Elected officials warn that new provincial legislation will disempower and destabilize local governments and First Nations, even as their titles promise the opposite.
BC’s Bill 15, the Infrastructure Projects Streamlining Act, passed May 28, and Bill 7, the Economic Stabilization (Tariff Response) Act, is expected to be reintroduced after revision, with Premier David Eby conceding that the original bill overstepped Provincial authority by granting sweeping powers without proper democratic safeguards and oversight.
“History proves that strong local governments lead to thriving communities,” notes View Royal councillor Damian Kowalewich. “But year after year, we’ve watched authority shrink while financial pressures grow, downloading responsibilities without the resources to handle them.”
“The erosion of democratic norms does not come all at once – it comes through measures like these.”
Bill 15 grants the provincial cabinet unilateral power to designate infrastructure projects as “provincially significant,” allowing them to bypass municipal planning, override local bylaws, and fast-track approvals without consultation.
Bill 7 provides retroactive legal cover for provincial actions that override municipal authority, including Bill 44, the province-wide residential upzoning that trumps local zoning laws and Official Community Plans, passed in 2023.
Meanwhile, Bill 14, the Renewable Energy Projects (Streamlined Permitting) Act, adopted in May, accelerates development while dropping requirements for meaningful Indigenous consultation, in spite of the Province’s stated commitment to First Nations’ free, prior, and informed consent. A Lil’wat Nation news release states that Bills 14 and 15 “remove First Nations participation from key decision- making around project development.”
A pattern of centralized overreach
“This government has adopted a disturbing trend: declare a crisis, bypass consultation, and impose a top-down solution,” said View Royal Mayor Sid Tobias.
The Province chose to introduce and enact these new laws without consulting local governments or First Nations. Blindsiding municipalities with such impactful legislation reflects a broader breakdown in provincial respect for local governance, according to a press release from the City of View Royal.
This tactic contradicts Section 2 of BC’s Community Charter
Especially troubling is the government’s growing use of non-disclosure agreements with municipalities while drafting new laws. “This is not how a democratic society operates,” Tobias said. “When governments consult the public behind closed doors and forbid them from speaking, they are not practising democracy – they are managing perception.”
This tactic contradicts Section 2 of BC’s Community Charter, which recognizes municipalities as a level of government and calls for meaningful consultation on matters of mutual interest.

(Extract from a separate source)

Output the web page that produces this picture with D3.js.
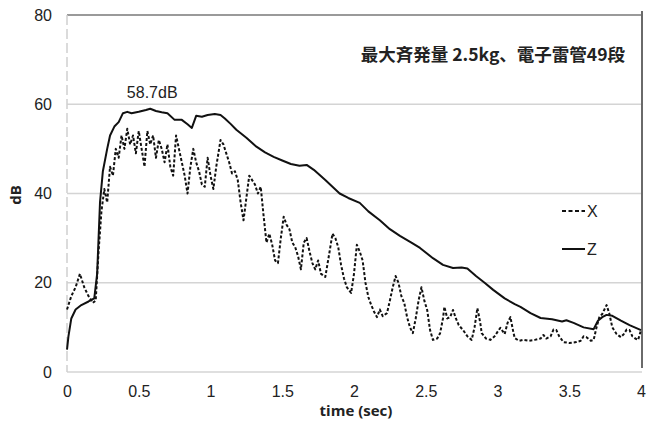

“I suspect many municipal councils are reluctant to speak out for two reasons,” said Tobias. “One, they did not know about the legislation or its implications and two, they are fearful of being denied funding for critical projects that affect our safety and quality of life such as water, sewer, roads, sidewalks, and transportation.” He notes that local governments will be left to fund and support projects they were excluded from planning. The result is higher costs, greater strain on services, and frustrated communities.
“The erosion of democratic norms does not come all at once – it comes through measures like these,” warned Mayor Tobias. “What we are seeing is the centralization of power, suppression of dissent, and erosion of process that mirrors some of the most troubling trends we’ve seen elsewhere, including under the Trump administration in the United States.”
“These are not theoretical risks. They are present, unfolding, and profoundly dangerous to the integrity of public governance in British Columbia.”